The social media were flooded with messages and tweets, mocking didi – a flood of jokes with the #arrestmenow Twitter-tag that became a top trending tag on that day – and severely criticizing her “Hitleresque” reaction to a harmless cartoon.
The outburst quickly transferred itself onto global media, with columns, critiques and a range of coverage that Mamata could hardly have aspired to.
There are two big learnings from Toongate, other than the fact that Hitler is an anachronism in the social media era.
One, banning a cartoon (or any other communication) is beyond stupid, at least as a means of suppression. A thousand-viewer cartoon now has ten million and counting.
Two, that the misuse of the IT Act as an instrument of suppression – specifically, section 66A – will rise.

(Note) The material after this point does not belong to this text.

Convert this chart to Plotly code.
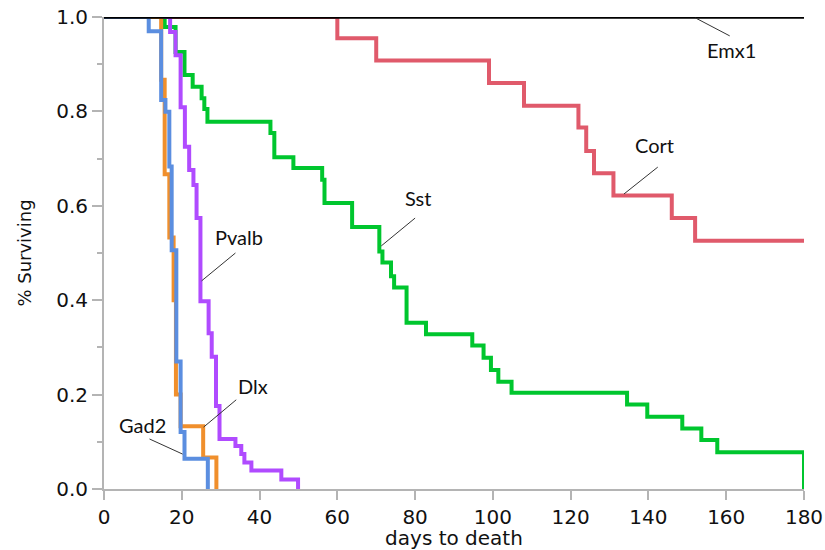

In India’s IT Act (2008 amendment), section 66A covers sending anything electronically that is grossly offensive or has menacing character..
In this case, the childish, silly cartoon in question (twitpic.com/9975yy) was posted on various Facebook profiles, and subsequently used widely in online and electronic media and newspapers. Yet, the professor’s act of forwarding it by e-mail to a few friends has been considered a cyber crime.
India’s Ministry of ICT needs to urgently seek legal advice and recommend a modification. For a start, pre-publication in mainstream media could become grounds for non-applicability of section 66A. But I am not a lawyer. I am sure that given the will, they can find a way.